After Quantico was chosen as the main training facility for the Marine Corps war effort, Captain Williams was put in charge of overseeing all construction and development at Camp Quantico and it’s likely his Civil Engineering degree from Norwich aided in his duties a great deal. Over the next six weeks construction ran apace and Quantico opened its doors in mid-May 1917. Over the coming months, thousands of new Marines, both officer and enlisted, would eat, train and sleep in the buildings and ranges whose construction Williams supervised. Quantico wasn’t his only assignment during this time. Williams was also the Marine Corps representative on the War Industries Board until October 1918 when the needs of the Marine Corps required his service as the Regimental Quartermaster for the 13th Marines in Tours, France.

Upon his return from the Great War, Williams held multiple quartermaster positions in the U.S. and overseas eventually being promoted to Colonel and serving as the Assistant Quartermaster General of the Marine Corps. In 1937, after only a year in that assignment, Williams was promoted to Brigadier General and to Quartermaster General of the Marine Corps. During this time, the Marine Corps would see tremendous growth and Williams would lead the design and development of much needed training facilities to include New River, Cherry Point, Camp Pendleton, and El Toro. But it was his biggest assignment, tasked to him by the Commandant of the Marine Corps, Thomas Holcomb, that would make a lasting mark on the Corps. America’s anticipated entry into WWII required a new training facility, one large enough to train tens of thousands of new Marines in amphibious warfare. What was the name of the new base that Williams was assigned to design and build? Camp Lejeune – the largest Marine Corps base on the east coast. If you ever visit Camp Lejeune you may notice one of the main roads on base is named Seth Williams Blvd.

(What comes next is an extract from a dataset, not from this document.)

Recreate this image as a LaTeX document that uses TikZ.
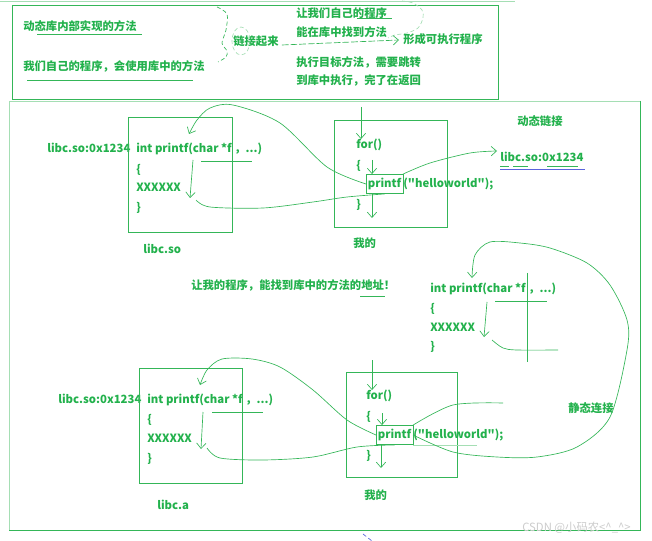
\documentclass[tikz,border=0pt]{standalone}
\usepackage{fontspec}
\setmainfont{Noto Sans CJK SC}
\newfontfamily\cnfont{Noto Sans CJK SC}
\usetikzlibrary{arrows.meta}
\definecolor{gtext}{RGB}{34,177,76}
\definecolor{gline}{RGB}{52,182,88}
\definecolor{gpale}{RGB}{165,222,180}
\definecolor{gblue}{RGB}{90,100,220}

\begin{document}
\begin{tikzpicture}[x=0.75pt, y=-0.75pt, >={Straight Barb[length=4pt,width=7pt]},
  txt/.style={anchor=west, inner sep=0pt, text=gtext, text height=7pt, text depth=1.5pt,
    font=\cnfont\bfseries\fontsize{8.5}{10}\selectfont},
  frame/.style={draw=gline, line width=0.7pt},
  ink/.style={draw=gline, line width=0.5pt},
  faint/.style={draw=gpale, line width=0.5pt}]
\useasboundingbox (0,0) rectangle (652,541);
% frames
\draw[faint] (0,1) -- (515,1);
\draw[frame] (12,5) rectangle (498,99);
\draw[faint] (9,530) -- (9,101) -- (640,101);
\draw[frame] (640,101) -- (640,530) -- (9,530);

% notes on top
\node[txt] (t1) at (23,27) {动态库内部实现的方法};
\node[txt] (t2) at (23,67) {我们自己的程序，会使用库中的方法};
\node[txt] (t3) at (233,42) {链接起来};
\node[txt] (t4) at (296,14) {让我们自己的程序};
\node[txt] (t5) at (296,33) {能在库中找到方法};
\node[txt] (t6) at (403,40) {形成可执行程序};
\node[txt] (t7) at (296,63) {执行目标方法，需要跳转};
\node[txt] (t8) at (296,81) {到库中执行，完了在返回};
\draw[ink] (37,34) -- (142,34);
\draw[ink] (27,80) -- (193,80);
\draw[ink, densely dashed] plot[smooth] coordinates {(217,7) (227,14) (226,30) (222,43) (227,51) (226,57) (218,62)};
\draw[faint, densely dashed] (241,41) ellipse (9 and 14);
\draw[ink] (357,18) -- (392,18);
\draw[faint, densely dashed] plot[smooth] coordinates {(402,1) (413,3) (422,10) (423,18) (418,28) (407,33) (395,35) (388,38)};
\draw[ink, dash pattern=on 5pt off 1.5pt, ->] ([shift={(3,3)}]t3.east) -- ([shift={(-4,0)}]t6.west);

% dynamic linking
\node[txt] (addr1) at (47,149) {libc.so:0x1234};
\draw[frame] (128,117) rectangle (232,232);
\node[txt] (so1) at (136,149) {int printf(char *f ，...)};
\node[txt] (so2) at (136,170) {\{};
\node[txt] (so3) at (136,188) {XXXXXX};
\node[txt] (so4) at (136,208) {\}};
\node[txt] (so5) at (143,250) {libc.so};
\draw[ink, ->] (193,160) -- (190,198);
\draw[ink] (201,161) -- (252,161);

\draw[frame] (334,120) rectangle (447,227);
\node[txt] (m1) at (356,145) {for()};
\node[txt] (m2) at (356,166) {\{};
\node[txt, draw=gline, inner ysep=3pt, inner xsep=1.2pt] (pf1) at (366,184) {printf};
\node[txt] (m3) at (pf1.east) {("helloworld");};
\node[txt] (m4) at (356,205) {\}};
\node[txt] (m5) at (353,244) {我的};
\node[txt] (dyn) at (517,122) {动态链接};
\node[txt] (addr2) at (500,158) {libc.so:0x1234};
\draw[draw=gblue, line width=0.6pt] (500,169) -- (585,169);
\draw[ink] (500,166) -- (509,166) (513,166) -- (528,166) (547,166) -- (578,166);

\coordinate (c1) at (361,107);
\coordinate (c2) at (372,160);
\coordinate (c3) at (372,218);
\draw[ink, ->] (c1) -- (c1 |- m1.north);
\draw[ink, ->] (c2) -- (c2 |- pf1.north);
\draw[ink, ->] (c3 |- pf1.south) -- (c3);
\draw[ink, ->] plot[smooth] coordinates {(pf1.west) (327,167) (280,123) (233,105) (210,108) (197,120) (189,134)};
\draw[ink] plot[smooth] coordinates {(196,200) (210,207) (263,208) (313,202) (347,197) (pf1.south)};
\draw[ink, ->] plot[smooth] coordinates {(pf1.north east) (430,163) (470,153) ([shift={(-3,-7)}]addr2.west)};

% middle note
\node[txt] (note) at (191,286) {让我的程序，能找到库中的方法的地址！};
\draw[ink] (360,296) -- (385,296);

% copied code
\node[txt] (st1) at (430,289) {int printf(char *f ，...)};
\node[txt] (st2) at (430,309) {\{};
\node[txt] (st3) at (430,328) {XXXXXX};
\node[txt] (st4) at (430,347) {\}};
\draw[ink, ->] (487,302) -- (484,337);
\draw[ink] (495,301) -- (547,301);
\draw[ink] (527,273) -- (527,362);
\draw[ink] plot[smooth] coordinates {(492,340) (503,348) (517,350) (558,350)};

% static linking
\node[txt] (addr3) at (58,400) {libc.so:0x1234};
\draw[frame] (139,368) rectangle (242,483);
\node[txt] (a1) at (147,400) {int printf(char *f ，...)};
\node[txt] (a2) at (147,420) {\{};
\node[txt] (a3) at (147,439) {XXXXXX};
\node[txt] (a4) at (147,459) {\}};
\node[txt] (a5) at (157,506) {libc.a};
\draw[ink, ->] (203,412) -- (201,449);
\draw[ink] (212,412) -- (263,412);

\draw[frame] (346,372) rectangle (457,477);
\node[txt] (s1) at (366,396) {for()};
\node[txt] (s2) at (366,417) {\{};
\node[txt, draw=gline, inner ysep=3pt, inner xsep=1.2pt] (pf2) at (376,435) {printf};
\node[txt] (s3) at (pf2.east) {("helloworld");};
\node[txt] (s4) at (366,456) {\}};
\node[txt] (s5) at (364,496) {我的};
\node[txt] (stat) at (568,409) {静态连接};

\coordinate (c4) at (372,360);
\coordinate (c5) at (382,413);
\coordinate (c6) at (381,468);
\draw[ink, ->] (c4) -- (c4 |- s1.north);
\draw[ink, ->] (c5) -- (c5 |- pf2.north);
\draw[ink, ->] (c6 |- pf2.south) -- (c6);
\draw[ink, ->] plot[smooth] coordinates {(pf2.west) (347,420) (313,390) (280,367) (252,359) (222,359) (207,370) (200,385)};
\draw[ink] plot[smooth] coordinates {(207,448) (220,458) (263,460) (313,457) (357,447) (pf2.south)};
\draw[faint] (413,445) -- (477,445);
\draw[ink] plot[smooth] coordinates {(pf2.north east) (453,405) (503,403)};
\draw[ink, ->] plot[smooth] coordinates {(pf2.east) (453,452) (497,457) (537,457) (577,447) (610,417) (627,350) (627,320) (610,285) (587,263) (550,248) (520,243) (490,242) (475,255) (472,278)};

\node[anchor=west, inner sep=0pt, text=gray!40, font=\cnfont\fontsize{8.5}{10}\selectfont] (wm) at (522,528) {CSDN @小码农<\textasciicircum\_\textasciicircum>};
\draw[draw=gblue, densely dashed, line width=0.5pt] (363,534) -- (372,541);
\end{tikzpicture}
\end{document}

There is one final mark Seth Williams left on the United States Marine Corps. Every time you see the Marine Corps flag, you’re looking at the result of a design process carefully shepherded by Major General Seth Williams. That’s right – today’s Marine Corps flag exists as we know it in large part because of a Norwich Marine.

In early 1944, Major General Seth Williams reached mandatory retirement age. After 41 years of continuous service he was awarded the Legion of Merit by the Secretary of the Navy for “exceptionally meritorious conduct in the performance of outstanding services to the Government of the United States as Quartermaster General of the United States Marine Corps from 1 December 1937 through 1 February 1944” and for “accomplishing tremendous tasks” to include “the establishment of new training camps, transportation of troops to combat zones, and the development of supply and distribution depots in the South and Central Pacific areas”.

Major General Seth Williams died July 29, 1963, aged 83. He is buried in Arlington National Cemetery.